Task: Scan the data for "chart" and copy the lines it appears in.
+ + +
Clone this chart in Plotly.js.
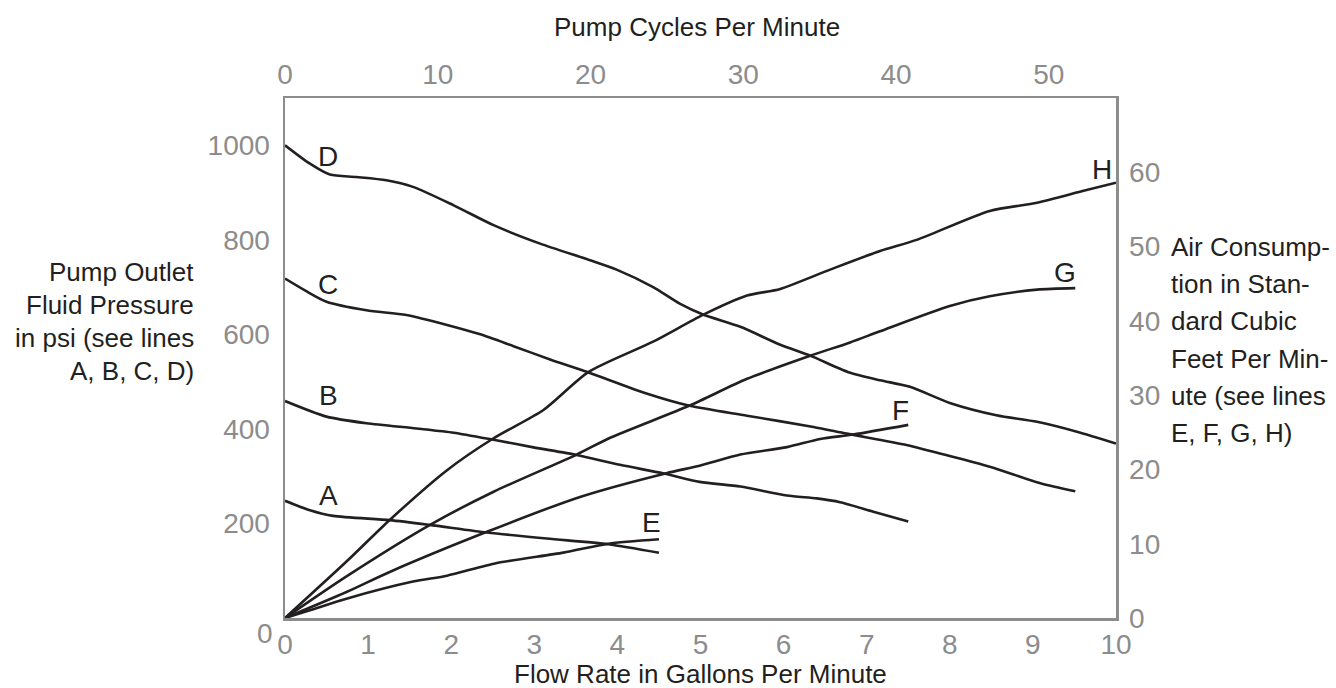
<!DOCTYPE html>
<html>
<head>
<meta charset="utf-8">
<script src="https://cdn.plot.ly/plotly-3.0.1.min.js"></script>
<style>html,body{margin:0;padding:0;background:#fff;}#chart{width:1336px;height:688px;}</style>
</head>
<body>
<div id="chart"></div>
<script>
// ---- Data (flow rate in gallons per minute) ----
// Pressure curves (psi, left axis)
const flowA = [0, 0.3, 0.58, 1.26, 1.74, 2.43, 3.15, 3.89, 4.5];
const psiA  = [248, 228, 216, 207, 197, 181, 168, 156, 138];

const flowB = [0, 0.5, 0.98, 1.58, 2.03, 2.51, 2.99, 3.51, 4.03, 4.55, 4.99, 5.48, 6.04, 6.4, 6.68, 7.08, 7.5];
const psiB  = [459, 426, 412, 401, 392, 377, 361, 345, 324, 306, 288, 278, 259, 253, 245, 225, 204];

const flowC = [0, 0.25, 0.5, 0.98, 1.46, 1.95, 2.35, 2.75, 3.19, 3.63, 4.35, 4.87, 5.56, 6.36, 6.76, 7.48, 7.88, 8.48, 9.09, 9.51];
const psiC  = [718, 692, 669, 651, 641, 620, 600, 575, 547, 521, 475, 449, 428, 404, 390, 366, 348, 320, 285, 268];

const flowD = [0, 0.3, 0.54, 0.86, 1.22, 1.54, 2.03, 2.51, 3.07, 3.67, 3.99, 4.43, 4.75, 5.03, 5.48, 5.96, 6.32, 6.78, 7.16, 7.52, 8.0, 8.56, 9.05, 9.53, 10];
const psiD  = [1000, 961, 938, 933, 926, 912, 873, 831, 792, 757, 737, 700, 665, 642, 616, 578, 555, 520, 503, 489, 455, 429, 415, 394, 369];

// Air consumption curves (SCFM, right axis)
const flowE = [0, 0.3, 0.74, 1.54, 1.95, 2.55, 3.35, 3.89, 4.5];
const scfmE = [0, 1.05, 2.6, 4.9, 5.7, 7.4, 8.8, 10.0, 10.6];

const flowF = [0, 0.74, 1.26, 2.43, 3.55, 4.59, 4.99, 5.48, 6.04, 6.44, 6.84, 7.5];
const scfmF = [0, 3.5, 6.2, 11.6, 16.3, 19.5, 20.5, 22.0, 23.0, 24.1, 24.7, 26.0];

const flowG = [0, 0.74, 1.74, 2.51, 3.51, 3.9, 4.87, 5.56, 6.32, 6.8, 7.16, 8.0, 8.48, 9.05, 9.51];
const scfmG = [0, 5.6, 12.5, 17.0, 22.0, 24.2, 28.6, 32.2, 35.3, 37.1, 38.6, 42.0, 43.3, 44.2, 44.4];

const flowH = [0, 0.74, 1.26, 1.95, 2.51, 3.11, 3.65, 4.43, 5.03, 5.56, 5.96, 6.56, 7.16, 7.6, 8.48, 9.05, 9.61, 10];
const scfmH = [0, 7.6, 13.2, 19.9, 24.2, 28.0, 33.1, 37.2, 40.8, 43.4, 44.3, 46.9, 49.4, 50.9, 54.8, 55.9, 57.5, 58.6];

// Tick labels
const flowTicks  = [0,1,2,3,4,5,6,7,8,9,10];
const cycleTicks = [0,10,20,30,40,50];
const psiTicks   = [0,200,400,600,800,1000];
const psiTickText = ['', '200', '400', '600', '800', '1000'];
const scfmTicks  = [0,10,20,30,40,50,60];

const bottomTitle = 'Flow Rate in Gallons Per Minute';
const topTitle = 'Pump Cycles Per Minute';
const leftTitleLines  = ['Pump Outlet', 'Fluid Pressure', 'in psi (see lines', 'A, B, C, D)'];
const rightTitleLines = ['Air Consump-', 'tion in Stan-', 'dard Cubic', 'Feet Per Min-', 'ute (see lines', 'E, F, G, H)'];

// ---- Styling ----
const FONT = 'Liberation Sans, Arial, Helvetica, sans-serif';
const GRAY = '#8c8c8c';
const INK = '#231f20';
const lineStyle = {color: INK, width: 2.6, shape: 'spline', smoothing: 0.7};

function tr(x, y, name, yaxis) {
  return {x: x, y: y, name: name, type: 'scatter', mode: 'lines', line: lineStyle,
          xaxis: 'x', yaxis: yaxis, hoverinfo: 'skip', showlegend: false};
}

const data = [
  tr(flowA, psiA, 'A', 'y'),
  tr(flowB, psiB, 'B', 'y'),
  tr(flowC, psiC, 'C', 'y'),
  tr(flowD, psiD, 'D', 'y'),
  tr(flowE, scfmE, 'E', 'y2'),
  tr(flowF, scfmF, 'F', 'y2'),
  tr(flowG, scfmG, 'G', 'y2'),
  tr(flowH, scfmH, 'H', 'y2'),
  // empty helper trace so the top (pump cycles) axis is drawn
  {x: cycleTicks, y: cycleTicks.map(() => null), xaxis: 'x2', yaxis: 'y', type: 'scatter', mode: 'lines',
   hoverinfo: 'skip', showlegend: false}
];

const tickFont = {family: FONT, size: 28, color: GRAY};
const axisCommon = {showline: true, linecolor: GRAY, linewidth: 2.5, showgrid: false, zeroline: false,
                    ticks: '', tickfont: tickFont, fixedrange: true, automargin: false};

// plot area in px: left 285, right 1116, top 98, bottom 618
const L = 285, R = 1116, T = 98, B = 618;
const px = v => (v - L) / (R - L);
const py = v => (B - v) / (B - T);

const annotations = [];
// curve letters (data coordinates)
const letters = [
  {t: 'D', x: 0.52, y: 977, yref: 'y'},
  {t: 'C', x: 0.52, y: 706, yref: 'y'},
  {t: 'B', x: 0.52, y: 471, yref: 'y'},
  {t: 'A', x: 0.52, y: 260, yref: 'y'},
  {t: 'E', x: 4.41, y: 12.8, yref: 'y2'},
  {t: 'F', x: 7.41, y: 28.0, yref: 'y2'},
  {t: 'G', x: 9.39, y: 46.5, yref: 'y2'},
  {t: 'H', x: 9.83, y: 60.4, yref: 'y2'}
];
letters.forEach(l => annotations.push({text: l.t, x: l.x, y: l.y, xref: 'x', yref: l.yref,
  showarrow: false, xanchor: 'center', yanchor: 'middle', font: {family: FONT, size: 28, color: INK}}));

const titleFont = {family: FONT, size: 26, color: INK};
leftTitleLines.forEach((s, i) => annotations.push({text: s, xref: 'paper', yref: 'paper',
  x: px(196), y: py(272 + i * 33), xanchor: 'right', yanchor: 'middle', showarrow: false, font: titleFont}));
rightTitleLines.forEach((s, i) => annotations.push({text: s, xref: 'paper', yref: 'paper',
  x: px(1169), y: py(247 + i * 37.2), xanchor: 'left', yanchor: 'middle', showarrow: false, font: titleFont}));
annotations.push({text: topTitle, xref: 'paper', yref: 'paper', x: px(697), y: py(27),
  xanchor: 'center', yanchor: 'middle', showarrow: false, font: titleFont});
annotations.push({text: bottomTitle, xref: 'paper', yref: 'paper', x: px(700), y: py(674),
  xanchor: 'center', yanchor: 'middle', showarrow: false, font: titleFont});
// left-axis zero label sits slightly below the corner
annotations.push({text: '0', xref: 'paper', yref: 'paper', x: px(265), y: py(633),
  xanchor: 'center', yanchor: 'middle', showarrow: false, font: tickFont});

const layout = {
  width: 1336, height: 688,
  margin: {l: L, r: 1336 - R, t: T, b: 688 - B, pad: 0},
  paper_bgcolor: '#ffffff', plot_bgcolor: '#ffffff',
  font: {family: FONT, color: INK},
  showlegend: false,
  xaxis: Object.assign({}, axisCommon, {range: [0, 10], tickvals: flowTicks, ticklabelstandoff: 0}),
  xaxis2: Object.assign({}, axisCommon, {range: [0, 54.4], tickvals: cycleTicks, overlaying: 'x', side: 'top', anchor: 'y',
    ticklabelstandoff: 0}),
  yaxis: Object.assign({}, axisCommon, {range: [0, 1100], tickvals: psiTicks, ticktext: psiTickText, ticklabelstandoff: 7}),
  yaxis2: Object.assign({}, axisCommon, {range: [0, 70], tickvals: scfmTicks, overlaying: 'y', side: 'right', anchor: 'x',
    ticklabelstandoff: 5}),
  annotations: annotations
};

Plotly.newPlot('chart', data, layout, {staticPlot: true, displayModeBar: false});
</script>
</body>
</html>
+ + +
Solution to this exercise:
Clone this chart in Plotly.js.
<style>html,body{margin:0;padding:0;background:#fff;}#chart{width:1336px;height:688px;}</style>
<div id="chart"></div>
Plotly.newPlot('chart', data, layout, {staticPlot: true, displayModeBar: false});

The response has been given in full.